ALL OF US PUT LABELS ON OTHERS … We categorize people from an early age. We learn differences between men and women, old and young. We notice different skin colors and religions. Without really thinking about it, we apply these categories to family, friends and strangers.

… TO HELP US NAVIGATE THE WORLD. Categorizing people keeps things simple. It’s easier to assess new situations by making connections between groups of people and the way they usually behave.

BUT THESE VIEWS CAN CALCIFY. This natural tendency becomes a problem when the connections you’ve made between categories and behavior turn unshakable—when you’re sure that all members of a specific group will behave a certain way.

HATE CAN HAVE WEAK FOOTING. Stories rather than facts often form the basis for prejudice. An unpleasant experience with one person from a certain group of people can also make us biased against the whole group. If you don’t base your ideas on facts or never adjust them, biases start to affect how you act.

PREJUDICE CAN BE CONTAGIOUS. If negative things about a specific group are constantly repeated, more and more people may end up believing them.

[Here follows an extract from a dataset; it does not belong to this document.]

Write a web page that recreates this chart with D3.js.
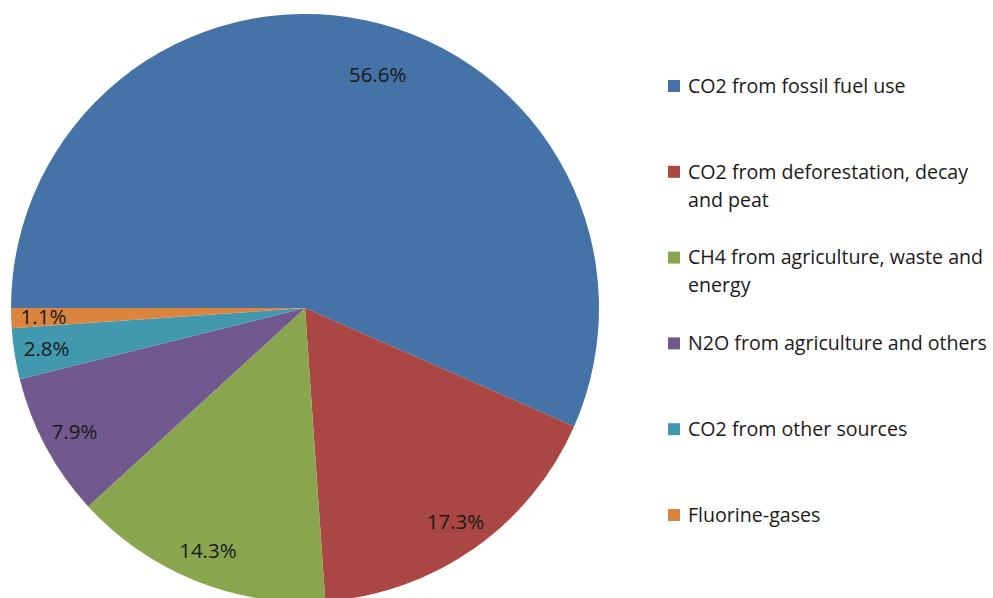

This leads to discrimination—whole groups of people being treated unequally on the basis of group prejudice.

SO SPEAK UP … If someone around you does something based on prejudice, make yourself heard. Ask that person to tone it down, and say that you’re not OK with offensive prejudices, whether or not they affect you personally.

… USING YOUR COMMON SENSE. That, plus empathy and humor, will be your most important assets. If you end up in a debate, questions may be more effective than facts, figures and arguments. Questioning others can lead them to question themselves over the long run.